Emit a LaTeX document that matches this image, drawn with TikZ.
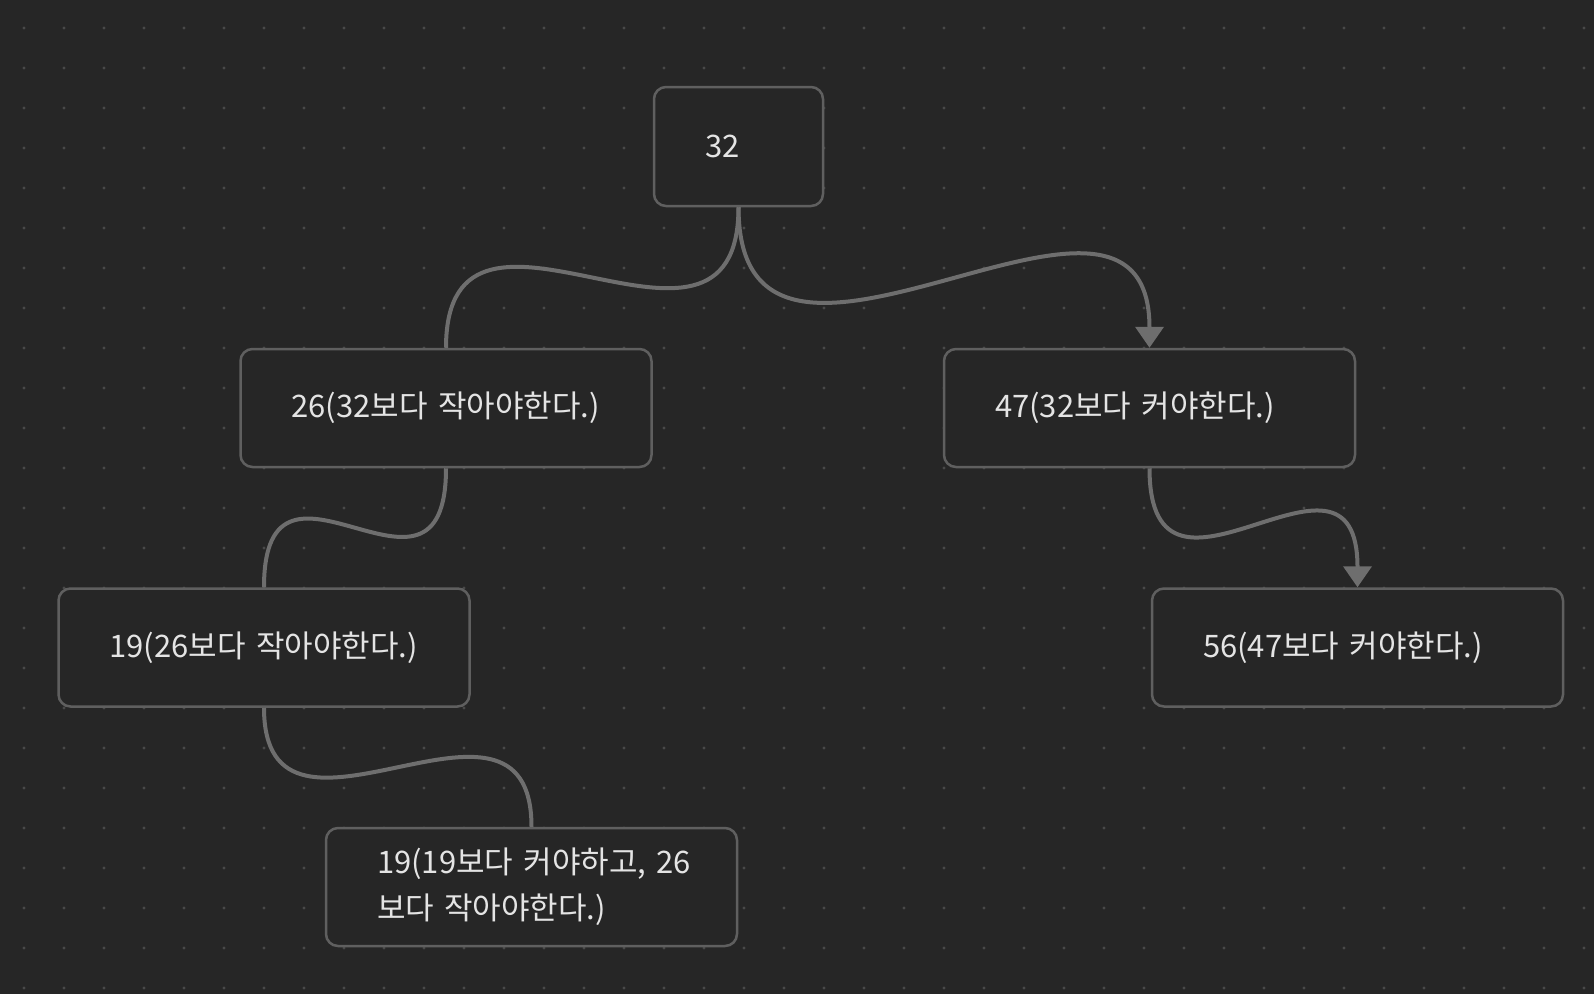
\documentclass[tikz,border=0pt]{standalone}
\usepackage{fontspec}
\setmainfont{Noto Sans CJK KR}
\usetikzlibrary{arrows.meta}
\definecolor{bgc}{HTML}{262626}
\definecolor{dotc}{HTML}{494949}
\definecolor{edgec}{HTML}{6E6E6E}
\definecolor{borderc}{HTML}{5F5F5F}
\definecolor{txtc}{HTML}{E4E4E4}
\tikzset{
  box/.style={draw=borderc, line width=2.5pt, rounded corners=12pt, fill=bgc,
    text=txtc, inner xsep=51pt, inner ysep=0pt, minimum height=118pt,
    align=left, font=\fontsize{31}{46}\selectfont},
  edge/.style={draw=edgec, line width=4pt},
  tip/.style={-{Triangle[length=21pt,width=28pt]}}
}
\begin{document}
\begin{tikzpicture}[x=1pt,y=-1pt]
\fill[bgc] (0,0) rectangle (1594,994);
\useasboundingbox (0,0) rectangle (1594,994);
\foreach \i in {0,...,39}{
  \foreach \j in {0,...,24}{
    \fill[dotc] (24+40*\i, 28+40*\j) circle (1.6pt);
  }
}
\node[box, text width=67pt, minimum height=119pt] (n32) at (738.5,146.5) {32};
\node[box, text width=309pt] (n26) at (446,408) {\mbox{26(32보다 작아야한다.)}};
\node[box, text width=309pt] (n47) at (1149.5,408) {\mbox{47(32보다 커야한다.)}};
\node[box, text width=309pt] (n19) at (264,647.5) {\mbox{19(26보다 작아야한다.)}};
\node[box, text width=309pt] (n56) at (1357.5,647.5) {\mbox{56(47보다 커야한다.)}};
\node[box, text width=309pt] (nb) at (531.5,887) {\mbox{19(19보다 커야하고, 26}\\\mbox{보다 작아야한다.)}};
\draw[edge] (n32.south) .. controls +(0,200) and +(0,-200) .. (n26.north);
\draw[edge, tip] (n32.south) .. controls +(0,250) and +(0,-235) .. (n47.north);
\draw[edge] (n26.south) .. controls +(0,170) and +(0,-170) .. (n19.north);
\draw[edge, tip] (n47.south) .. controls +(0,175) and +(0,-175) .. (n56.north);
\draw[edge] (n19.south) .. controls +(0,175) and +(0,-175) .. (nb.north);
\end{tikzpicture}
\end{document}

Exercise directions: Would you return the data exactly as written, without the pictures?

Task answer:
Emit a LaTeX document that matches this image, drawn with TikZ.
\documentclass[tikz,border=0pt]{standalone}
\usepackage{fontspec}
\setmainfont{Noto Sans CJK KR}
\usetikzlibrary{arrows.meta}
\definecolor{bgc}{HTML}{262626}
\definecolor{dotc}{HTML}{494949}
\definecolor{edgec}{HTML}{6E6E6E}
\definecolor{borderc}{HTML}{5F5F5F}
\definecolor{txtc}{HTML}{E4E4E4}
\tikzset{
  box/.style={draw=borderc, line width=2.5pt, rounded corners=12pt, fill=bgc,
    text=txtc, inner xsep=51pt, inner ysep=0pt, minimum height=118pt,
    align=left, font=\fontsize{31}{46}\selectfont},
  edge/.style={draw=edgec, line width=4pt},
  tip/.style={-{Triangle[length=21pt,width=28pt]}}
}
\begin{document}
\begin{tikzpicture}[x=1pt,y=-1pt]
\fill[bgc] (0,0) rectangle (1594,994);
\useasboundingbox (0,0) rectangle (1594,994);
\foreach \i in {0,...,39}{
  \foreach \j in {0,...,24}{
    \fill[dotc] (24+40*\i, 28+40*\j) circle (1.6pt);
  }
}
\node[box, text width=67pt, minimum height=119pt] (n32) at (738.5,146.5) {32};
\node[box, text width=309pt] (n26) at (446,408) {\mbox{26(32보다 작아야한다.)}};
\node[box, text width=309pt] (n47) at (1149.5,408) {\mbox{47(32보다 커야한다.)}};
\node[box, text width=309pt] (n19) at (264,647.5) {\mbox{19(26보다 작아야한다.)}};
\node[box, text width=309pt] (n56) at (1357.5,647.5) {\mbox{56(47보다 커야한다.)}};
\node[box, text width=309pt] (nb) at (531.5,887) {\mbox{19(19보다 커야하고, 26}\\\mbox{보다 작아야한다.)}};
\draw[edge] (n32.south) .. controls +(0,200) and +(0,-200) .. (n26.north);
\draw[edge, tip] (n32.south) .. controls +(0,250) and +(0,-235) .. (n47.north);
\draw[edge] (n26.south) .. controls +(0,170) and +(0,-170) .. (n19.north);
\draw[edge, tip] (n47.south) .. controls +(0,175) and +(0,-175) .. (n56.north);
\draw[edge] (n19.south) .. controls +(0,175) and +(0,-175) .. (nb.north);
\end{tikzpicture}
\end{document}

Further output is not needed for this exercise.